Nicholson’s canticles illustrate his involvement with music for parish choirs, and so there is nothing over-complicated, except possibly for the key signature which moves between five flats and five sharps. There is little counterpoint and there is a strongly supportive organ part. For a time they were heard regularly in cathedrals, but like much music of the period they are no longer part of the staple diet. In parish churches, however, you are more likely to come across them.

The anthem is ‘O taste and see’ by Martin How, who was associated with the RSCM for much of his career before returning to organ playing in retirement in Croydon. It’s courageous to set these words, when the Vaughan Williams is so well known, but How manages to achieve something quite different. His purpose may be deduced from the dedication – For Michael Fleming and St Michael’s, West Croydon – and the footnote – Written in deep gratitude for John Loughborough Pearson, inspired church architect (1817-97). Pearson was heavily involved with the Gothic Revival, and, if you look at pictures of St Michael’s, you cannot help seeing similarities with St Pancras station, the work of Gilbert Scott, with which and with whom St Michael’s and Pearson were largely contemporary. The high vaulting produces an acoustic in which slow moving block harmonies are particularly effective, and this is what How achieves in his reflective anthem.

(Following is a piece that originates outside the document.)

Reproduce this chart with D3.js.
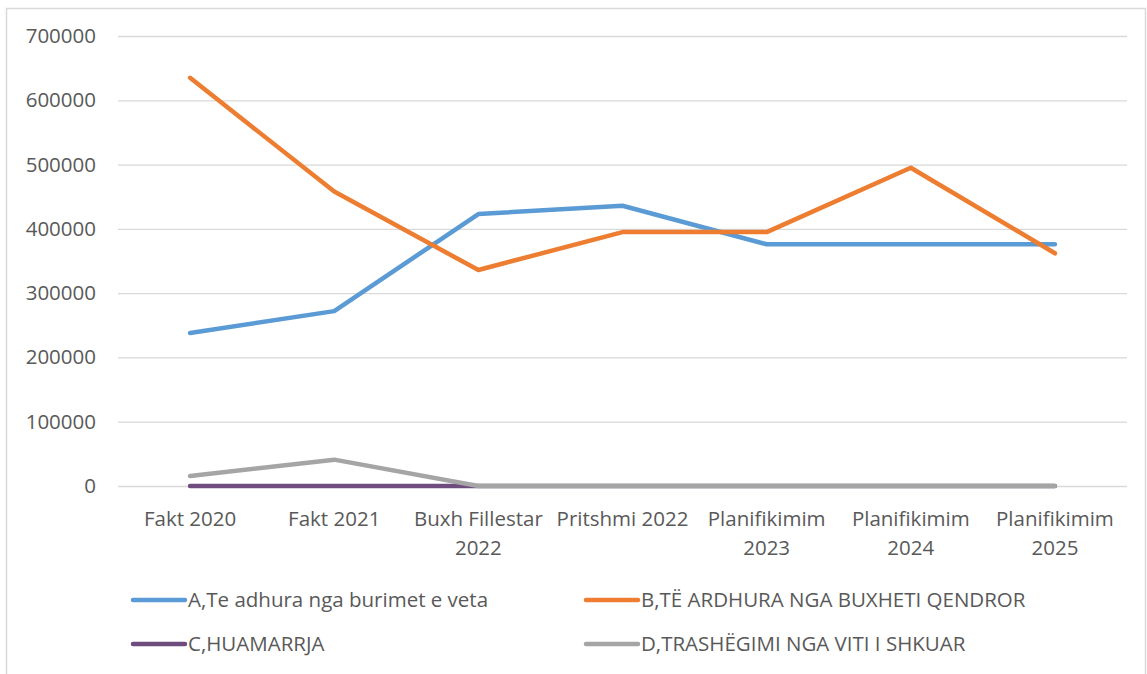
<!DOCTYPE html>
<html><head><meta charset="utf-8">
<script src="https://cdn.jsdelivr.net/npm/d3@7"></script>
<style>body{margin:0;background:#fff}svg{display:block}</style>
</head><body>
<svg id="c" width="1147" height="674"></svg>
<script>
const categories = [["Fakt 2020"],["Fakt 2021"],["Buxh Fillestar","2022"],["Pritshmi 2022"],["Planifikimim","2023"],["Planifikimim","2024"],["Planifikimim","2025"]];
const seriesNames = ["A,Te adhura nga burimet e veta","B,TË ARDHURA NGA BUXHETI QENDROR","C,HUAMARRJA","D,TRASHËGIMI NGA VITI I SHKUAR"];
const seriesA = [238000, 272000, 423000, 436000, 376000, 376000, 376000];
const seriesB = [635000, 458000, 336000, 395000, 395000, 495000, 362000];
const seriesC = [0, 0, 0, 0, 0, 0, 0];
const seriesD = [15500, 41000, 0, 0, 0, 0, 0];
const yTicks = [0, 100000, 200000, 300000, 400000, 500000, 600000, 700000];
const colors = ["#5B9BD5", "#ED7D31", "#6E4C7D", "#A5A5A5"];

const svg = d3.select("#c");
const font = "'Open Sans', 'Liberation Sans', sans-serif";
const fs = "20.5px";
svg.append("rect").attr("x",6.5).attr("y",8.5).attr("width",1139).attr("height",680)
  .attr("fill","#fff").attr("stroke","#D9D9D9").attr("stroke-width",1.5);

const x = d3.scaleBand().domain(d3.range(categories.length)).range([118, 1127]);
const y = d3.scaleLinear().domain([0, 700000]).range([486, 36]);

const yAxis = svg.append("g").attr("transform","translate(118,0)")
  .call(d3.axisLeft(y).tickValues(yTicks).tickSize(-(1127-118)).tickFormat(d3.format("d")).tickPadding(22));
yAxis.select(".domain").remove();
yAxis.selectAll("line").attr("stroke","#D9D9D9").attr("stroke-width",1.3);
yAxis.selectAll("text").attr("fill","#595959").style("font-family",font).style("font-size",fs);

const xAxis = svg.append("g").attr("transform","translate(0,486)")
  .call(d3.axisBottom(x).tickSize(0).tickFormat(""));
xAxis.select(".domain").remove();
xAxis.selectAll(".tick").each(function(d){
  const t = d3.select(this).append("text").attr("fill","#595959")
    .style("font-family",font).style("font-size",fs).attr("text-anchor","middle");
  categories[d].forEach((s,i)=>t.append("tspan").attr("x",0).attr("y",40+i*29).text(s));
});

const all = [seriesA, seriesB, seriesC, seriesD];
const line = d3.line().x((d,i)=>x(i)+x.bandwidth()/2).y(d=>y(d));
all.forEach((s,k)=>{
  svg.append("path").datum(s).attr("d",line).attr("fill","none")
    .attr("stroke",colors[k]).attr("stroke-width",4.5)
    .attr("stroke-linecap","round").attr("stroke-linejoin","round");
});

const legPos = [[133,600],[586,600],[133,644],[586,644]];
seriesNames.forEach((n,k)=>{
  const [lx,ly] = legPos[k];
  svg.append("line").attr("x1",lx).attr("x2",lx+52).attr("y1",ly).attr("y2",ly)
    .attr("stroke",colors[k]).attr("stroke-width",4.5).attr("stroke-linecap","round");
  svg.append("text").attr("x",lx+55).attr("y",ly+7).text(n).attr("fill","#595959")
    .style("font-family",font).style("font-size",fs);
});
</script>
</body></html>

The voluntary is JS Bach’s Fugue in D minor BWV539. This is one of Bach’s arrangements of an earlier composition, in this case the second movement of Sonata no.1 in G minor for solo violin, which has resulted in the organ work being known as the “Fiddle Fugue”, not that the violin is often referred to as a fiddle these days except in the context of folk music. Bach spent a lot of time transcribing his own music and that of other composers, and he, like Handel, was a very swift worker. I’m not sure that I could write out Messiah in the three weeks that it took Handel to compose it! But Handel, the great improviser with all the music in his head, scarcely looked up from the page that he was writing. Bach, on the other hand, was more methodical, and in this transcription from violin to organ there is very little change, just the occasional elongation of a phrase to accommodate a pedal statement of the fugue subject.